Note.

I think I already spoke about Deepak GS and Ashwin. The two men whom I genuinely tried to fall in love with and marry last year.

I don’t know why I have to repeat again. But yeah, I will do so.

I spoke to Deepak GS for one month. I met him 3 times. We didn’t date exactly.

We met on a matrimony website, so it was just casual meeting to see if we want to marry.

For one month, he spoke continuously about his job and everything else about him without asking me a single question the entire time.

He says he reads book, but he can’t read even a single sentence in the book.

He can’t form a single sentence as well.

I ignored that because even I can’t speak fluently.

It was extremely overwhelming and draining because of his one sided conversations.

I really tried to like him but I couldn’t.

Even when we met it was one sided conversations the entire time.

I didn’t like his values and way of thinking as well.

I hated the way he thinks and his thoughts and views on topics.

The most important thing was that he didn’t understand me.

It became really clear that he lacks maturity and his priorities were also not working out for me.

It started becoming clear that it wasn’t going to work.

On top of all this, he kept repeating “kiss me” like a parrot. When I didn’t he started threating me.

After a month, I met Dhruv and I said that to Deepak.

I told him that I’m going to meet a male friend and he turned into a maniac.

He started insinuating and saying things like I’m seeing another man and it’s not my friend. He said he wants this friend’s LinkedIn so that he can message him.

I got pissed because we weren’t even dating and he was behaving like a psycho.

So I removed him from my Instagram and he became extremely crazy.

In the end I shouted at him saying the entire one month we spoke, he didn’t ask me a single question.

I confronted him about him threating me when I refused to kiss him and he turned into a maniac again.

He behaved extremely crazy. He said he didn’t ask me questions because my job isn’t good and he is successful and doing good in life so his life is more important.

So I blocked him.

I also notice how someone treats me during a fight which is important to me.

Also, I didn’t love him no matter how much I tried because there was absolutely no connection between us. Nothing else was working out as well.

It was extremely draining as well because of his one sided conversations.

After sometime, I called him and spoke to him casually and said to him why it wasn’t working, asked questions about him and ended it peacefully.

Later towards the end of last year when I had tonsils and when there was a lot of problems going on at home. Also, I stopped speaking to Ginny because I was going to die.

I needed a friend so I called him.

I clearly mentioned to him that I want to talk to a friend that’s why I’m calling him.

I asked him if he can get his car because I didn’t want to go to a restaurant and I just wanted to sit in the car and talk.

He said his dad took the car or something like that.

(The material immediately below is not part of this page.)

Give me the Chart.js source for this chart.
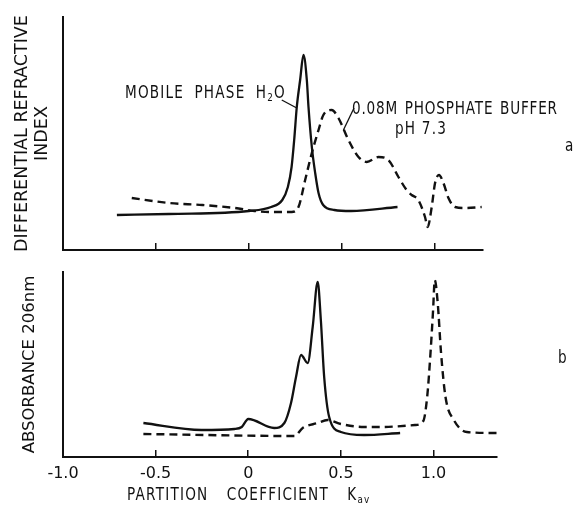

After he came, I started crying and said bits and pieces about what happened at home.

Instead of consoling me he said that when I’m on a date with someone I shouldn’t cry.

I said to him again, I’m just looking for a friend.

Later he asked me if I was in touch with Dhruv. I said I don’t have friends right now.

He smiled and said that’s great now we can get married. I clarified again that I just want a friend.

After that when I was leaving he stopped me and said, he is not finding any girls and his bestfriend is married so he is really bored at home.

So because of these reasons he wants to get married and he wants to marry me.

I didn’t know how to tell him again that I was just looking for a friend. Also because I cried I was fucked up. I asked him if he can please drop me home and he did.

After dropping he suggested we take a walk and I said okay.

He started talking about buying a car and he spoke about a lot of things again without asking me a single question.

Later he said he wants to marry me and he will be with me forever.

He held my hand and hugged me.

I clearly said that I don’t love him and I again said I just wanted a friend.

After that I came home and I said to him again that it isn’t working.

That was the last time I wanted a friend. After that I just let it go.

I was really weak because of my throat and I clearly set the right expectations and said I just wanted a friend.

After that I stopped needing company because I was becoming self reliant.

There was an other person Ashwin.

We didn’t really speak much. We had few conversations on the phone.

We texted couple of times.

He said he hates going down on women and he started asking me questions which was off putting.

He was also really sex obsessed and always made the conversation sexual which I didn’t like.

We sexted once, I wasn’t really into it.

He spoke about all the things he likes to do in bed and said he will go down on me if I return the favor.

I didn’t know what to say, so I said I like to play with it. I didn’t know how to say I can’t do it.

The whole conversation was getting weird because it was constantly about sex.

I didn’t enjoy the sexting and idk, nothing really felt right whenever we spoke.

I ended it.

Later texted him asking if he wants to be friends. He wasn’t interested.